The BNST is a component of the extended amygdala that serves as a point of convergence for inputs throughout the brain (e.g. prefrontal cortex, amygdala, and ventral tegmental area [VTA]) and targets hypothalamic and limbic targets (e.g. amygdala, paraventricular nucleus of the hypothalamus, and VTA) [reviewed in refs. [3, 4]]. Behaviorally, the BNST is critical for modulating anxiety, fear, and social behavior, but the valence of these behaviors can be bidirectional depending on the BNST subnuclei involved or cell type. Lebow and Chen [3] used the term “valence surveillance” to describe these diverse roles of the BNST, citing that the BNST integrates sensory information with homeostatic, emotional, and motivational information to coordinate an appropriate action (with either a positive or negative valence) [4]. In addition to these behaviors, the BNST also plays a role in addiction. Alcohol impacts BNST physiology by altering inhibitory and excitatory neurotransmission, as well as the modulation of this transmission by various neuropeptides. After chronic alcohol use, the BNST contributes to negative affect (anxiety/depression) in the absence of the drug (i.e., withdrawal and abstinence), and also relapse to drug-seeking and -taking produced by stress. The BNST is also involved in place conditioning and has specifically been implicated in alcohol CPP, making it an intriguing candidate brain region for mediating alcohol reward and aversion.
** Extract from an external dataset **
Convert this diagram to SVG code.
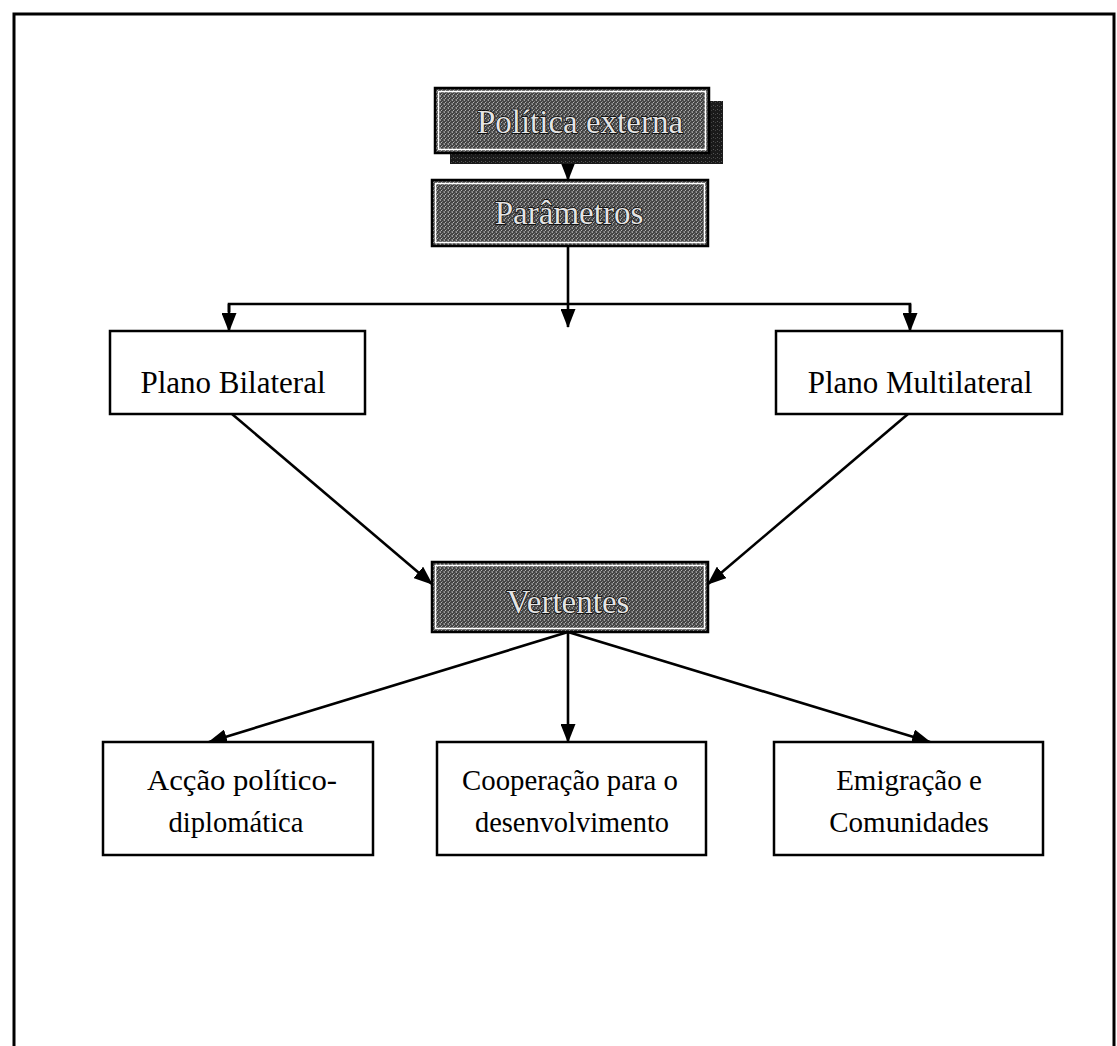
<svg xmlns="http://www.w3.org/2000/svg" width="1117" height="1046" viewBox="0 0 1117 1046">
<style>
.frame{fill:none;stroke:#000;stroke-width:3}
.box{fill:#fff;stroke:#000;stroke-width:2.5}
.dbox{fill:url(#tex);stroke:#000;stroke-width:2.5}
.inner{fill:none;stroke:#fff;stroke-width:1.5}
.lbl{font-family:"Liberation Serif","Times New Roman",serif;font-size:29px;fill:#000;text-anchor:middle}
.big{font-size:31px}
.dlbl{font-family:"Liberation Serif","Times New Roman",serif;font-size:33px;fill:#e4e4e4;stroke:#000;stroke-width:1.4;paint-order:stroke;text-anchor:middle}
.conn{fill:none;stroke:#000;stroke-width:2.6}
</style>
<defs>
<pattern id="tex" patternUnits="userSpaceOnUse" width="4" height="4">
<rect width="4" height="4" fill="#444"/>
<rect x="0" y="0" width="1" height="1" fill="#a0a0a0"/>
<rect x="2" y="1" width="1" height="1" fill="#808080"/>
<rect x="1" y="2" width="1" height="1" fill="#b4b4b4"/>
<rect x="3" y="3" width="1" height="1" fill="#707070"/>
<rect x="3" y="0" width="1" height="1" fill="#606060"/>
<rect x="0" y="3" width="1" height="1" fill="#8a8a8a"/>
</pattern>
<pattern id="tex2" patternUnits="userSpaceOnUse" width="4" height="4">
<rect width="4" height="4" fill="#1a1a1a"/>
<rect x="1" y="1" width="1" height="1" fill="#555"/>
<rect x="3" y="2" width="1" height="1" fill="#444"/>
</pattern>
<marker id="ah" viewBox="0 0 19 15" refX="18" refY="7.5" markerWidth="19" markerHeight="15" markerUnits="userSpaceOnUse" orient="auto">
<path d="M0,0 L19,7.5 L0,15 Z" fill="#000"/>
</marker>
</defs>
<path class="frame" d="M14,1046 L14,14 L1114,14 L1114,1046"/>

<g id="connectors">
<line class="conn" x1="568" y1="163" x2="568" y2="180" marker-end="url(#ah)"/>
<line class="conn" x1="568" y1="246" x2="568" y2="327" marker-end="url(#ah)"/>
<polyline class="conn" points="229,312 229,304 910,304 910,312"/>
<line class="conn" x1="229" y1="304" x2="229" y2="331" marker-end="url(#ah)"/>
<line class="conn" x1="910" y1="304" x2="910" y2="331" marker-end="url(#ah)"/>
<line class="conn" x1="232" y1="414" x2="432" y2="584" marker-end="url(#ah)"/>
<line class="conn" x1="908" y1="414" x2="708" y2="584" marker-end="url(#ah)"/>
<line class="conn" x1="568" y1="632" x2="209" y2="742" marker-end="url(#ah)"/>
<line class="conn" x1="568" y1="632" x2="568" y2="742" marker-end="url(#ah)"/>
<line class="conn" x1="568" y1="632" x2="930" y2="742" marker-end="url(#ah)"/>
</g>

<g id="politica-externa">
<rect x="450" y="101" width="273" height="63" fill="url(#tex2)"/>
<rect class="dbox" x="435" y="88" width="274" height="65"/>
<rect class="inner" x="438.5" y="91.5" width="267" height="58"/>
<text class="dlbl" x="580" y="133">Política externa</text>
</g>

<g id="parametros">
<rect class="dbox" x="432" y="180" width="276" height="66"/>
<rect class="inner" x="435.5" y="183.5" width="269" height="59"/>
<text class="dlbl" x="569" y="224">Parâmetros</text>
</g>

<g id="plano-bilateral">
<rect class="box" x="110" y="331" width="255" height="83"/>
<text class="lbl big" x="233" y="393">Plano Bilateral</text>
</g>

<g id="plano-multilateral">
<rect class="box" x="776" y="331" width="286" height="83"/>
<text class="lbl big" x="920" y="393">Plano Multilateral</text>
</g>

<g id="vertentes">
<rect class="dbox" x="432" y="562" width="276" height="70"/>
<rect class="inner" x="435.5" y="565.5" width="269" height="63"/>
<text class="dlbl" x="568" y="613">Vertentes</text>
</g>

<g id="accao">
<rect class="box" x="103" y="742" width="270" height="113"/>
<text class="lbl" x="242" y="790" textLength="190" lengthAdjust="spacingAndGlyphs">Acção político-</text>
<text class="lbl" x="236" y="832" textLength="135" lengthAdjust="spacingAndGlyphs">diplomática</text>
</g>

<g id="cooperacao">
<rect class="box" x="437" y="742" width="269" height="113"/>
<text class="lbl" x="570" y="790" textLength="216" lengthAdjust="spacingAndGlyphs">Cooperação para o</text>
<text class="lbl" x="572" y="832" textLength="194" lengthAdjust="spacingAndGlyphs">desenvolvimento</text>
</g>

<g id="emigracao">
<rect class="box" x="774" y="742" width="269" height="113"/>
<text class="lbl" x="909" y="790">Emigração e</text>
<text class="lbl" x="909" y="832">Comunidades</text>
</g>
</svg>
In the current work by Pati et al., ex vivo slice electrophysiology was performed to assess neuroadaptations in inhibitory and excitatory transmission in the vBNST of animals that displayed CPP or CPA in vivo [1]. These findings show that CPP increases intrinsic excitability of vBNST neurons; while no change was seen following CPA or when comparable alcohol was given in the home cage. The CPP enhancement of intrinsic excitability was mimiced by blocking inward-rectifying potassium channels in saline treated mice and had no effect in alcohol-injected mice. This finding was interpreted to reflect CPP-induced increases in intrinsic excitability through downregulation of inward-rectifying potassium channels. On the other hand, CPA led to a reduction in glutamate release (decrease sEPSC frequency and increased PPR), no change in GABAergic transmission, and a net result of reduced excitatory/inhibitory balance. This study did not investigate the specific source of this reduced glutamatergic tone or the mechanism for this change, but the authors suggest endocannabinoid signaling as one potential mechanism for reduced glutamate release in the vBNST of animals exhibiting a CPA. Because it is highly interconnected with numerous brain regions, these changes in BNST physiology could have wide ranging effects. One BNST output region highlighted by the authors is the VTA, another brain region that modulates both aversive and rewarding drug effects. In previous work by Pina and Cunningham [5], inactivation of BNST-VTA neurons using DREADDs reduced the expression of alcohol CPP, but the role of this projection in alcohol CPA has not been explored [5].

These results identify distinct BNST neuroadaptations linked with conditioned alcohol reward and aversion using the same behavioral paradigm and alcohol dose; thereby highlighting the complexity of learned alcohol-cue associations. Future studies that interrogate the circuitry and mechanisms behind these neuroadaptations in the BNST could provide critical evidence for how to switch the valence of alcohol in the addicted brain.

Funding and disclosure

This work was funded by NIAAA grant R00 AA022651. The author declares no competing interests.